2015/3/17 7:34 -0700, david.lloyd at redhat.com:
> On 03/16/2015 03:50 PM, mark.reinhold at oracle.com wrote:
>> The EE 7 specification defines a way (§6.2.2.6) to grant permissions to
>> the classes inside an EE "module" -- an artifact, really, i.e., an EAR,
>> WAR, or RAR file -- using the META-INF/permissions.xml resource.
>> 
>> What would it mean to support this model in a modular environment?  That
>> depends on exactly how a future version of the EE specification adopts
>> the module system.  Based on conversations with the EE spec leads, I
>> strongly suspect that it will allow code that's today packaged in JAR
>> files inside EE artifacts (EAR/WAR/RAR) to instead be packaged as
>> modules.  I doubt it will involve replacing EAR/WAR/RAR files themselves
>> with modules, so permissions.xml (or its successors) will remain the
>> standard way to grant permissions to code inside EE artifacts.
>> 
>> Does this mean that we need a way to grant permissions to specific
>> modules, i.e., do we need to be able to treat modules as code sources?
>> 
>> No, I don't think so.  Modules will be embedded within an EE artifact,
>> which may have its own permissions.xml file, which grants permissions to
>> all code loaded from the artifact.  If we assume that each artifact is
>> loaded by a specific set of class loaders (maybe one, maybe many), then
>> the protection domains can be set up based on class loaders (only) and
>> there's no need to grant permissions on a per-module basis.
> 
> I don't think that treating modules as code sources is necessarily the 
> conclusion to draw here.  Since JBoss Modules has a high correspondence 
> between artifacts and modules, assigning permissions to modules is easy 
> and convenient, and they inherit automatically to their constituent code 
> sources.  But even if the ability were defined in terms of establishing 
> permissions on the code sources directly, that would suffice as well 
> since the former could always be implemented in terms of the latter. 

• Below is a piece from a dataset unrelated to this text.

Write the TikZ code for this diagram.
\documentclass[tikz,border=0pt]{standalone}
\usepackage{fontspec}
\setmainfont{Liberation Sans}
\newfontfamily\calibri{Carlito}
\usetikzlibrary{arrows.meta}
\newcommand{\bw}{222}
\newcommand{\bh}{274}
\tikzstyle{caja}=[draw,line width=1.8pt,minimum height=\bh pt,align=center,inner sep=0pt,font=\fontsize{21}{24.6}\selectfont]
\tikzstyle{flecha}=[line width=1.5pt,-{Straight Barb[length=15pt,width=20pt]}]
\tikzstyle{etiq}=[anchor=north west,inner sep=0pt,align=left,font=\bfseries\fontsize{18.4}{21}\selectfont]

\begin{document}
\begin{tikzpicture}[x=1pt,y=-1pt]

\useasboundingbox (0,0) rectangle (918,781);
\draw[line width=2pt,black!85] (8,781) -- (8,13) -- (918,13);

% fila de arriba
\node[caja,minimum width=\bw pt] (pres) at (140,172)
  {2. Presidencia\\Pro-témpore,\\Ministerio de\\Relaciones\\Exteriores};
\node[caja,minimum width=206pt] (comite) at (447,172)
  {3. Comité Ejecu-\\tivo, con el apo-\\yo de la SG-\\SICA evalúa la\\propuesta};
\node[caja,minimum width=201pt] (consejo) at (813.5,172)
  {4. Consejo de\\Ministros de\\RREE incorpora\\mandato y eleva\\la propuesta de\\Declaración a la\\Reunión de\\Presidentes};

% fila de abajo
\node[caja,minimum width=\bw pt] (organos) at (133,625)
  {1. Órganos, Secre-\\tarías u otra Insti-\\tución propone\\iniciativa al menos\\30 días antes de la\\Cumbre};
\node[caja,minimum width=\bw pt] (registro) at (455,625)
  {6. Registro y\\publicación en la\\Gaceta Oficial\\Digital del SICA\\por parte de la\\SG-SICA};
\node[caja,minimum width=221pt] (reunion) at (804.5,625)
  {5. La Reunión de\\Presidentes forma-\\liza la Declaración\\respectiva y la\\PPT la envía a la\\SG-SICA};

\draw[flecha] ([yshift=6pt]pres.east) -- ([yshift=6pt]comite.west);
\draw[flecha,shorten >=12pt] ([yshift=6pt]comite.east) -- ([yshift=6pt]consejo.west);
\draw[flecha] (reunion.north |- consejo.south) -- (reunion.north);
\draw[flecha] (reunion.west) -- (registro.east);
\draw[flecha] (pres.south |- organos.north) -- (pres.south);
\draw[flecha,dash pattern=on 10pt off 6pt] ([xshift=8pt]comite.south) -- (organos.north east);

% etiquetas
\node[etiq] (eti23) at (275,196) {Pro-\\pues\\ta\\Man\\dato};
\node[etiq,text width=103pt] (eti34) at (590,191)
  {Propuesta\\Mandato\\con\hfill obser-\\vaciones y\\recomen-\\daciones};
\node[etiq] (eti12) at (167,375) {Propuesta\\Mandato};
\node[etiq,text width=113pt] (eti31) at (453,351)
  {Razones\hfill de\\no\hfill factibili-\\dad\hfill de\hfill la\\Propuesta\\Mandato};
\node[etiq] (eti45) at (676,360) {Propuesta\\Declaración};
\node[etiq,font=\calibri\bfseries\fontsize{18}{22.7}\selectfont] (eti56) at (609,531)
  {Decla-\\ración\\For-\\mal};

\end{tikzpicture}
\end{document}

> Requiring the global Policy to get involved is mostly just useless 
> overhead though, and forces coordination between all module loading 
> parties that want to be able to define permissions.
> 
> I'd settle for allowing the definition of ProtectionDomains to be 
> customized as they can be today though.

Here's a new requirement to capture that:

  - _Protection domains (NEW)_ --- At run time it must be possible to
    associate the code in modules with protection domains, for the
    purpose of granting security permissions.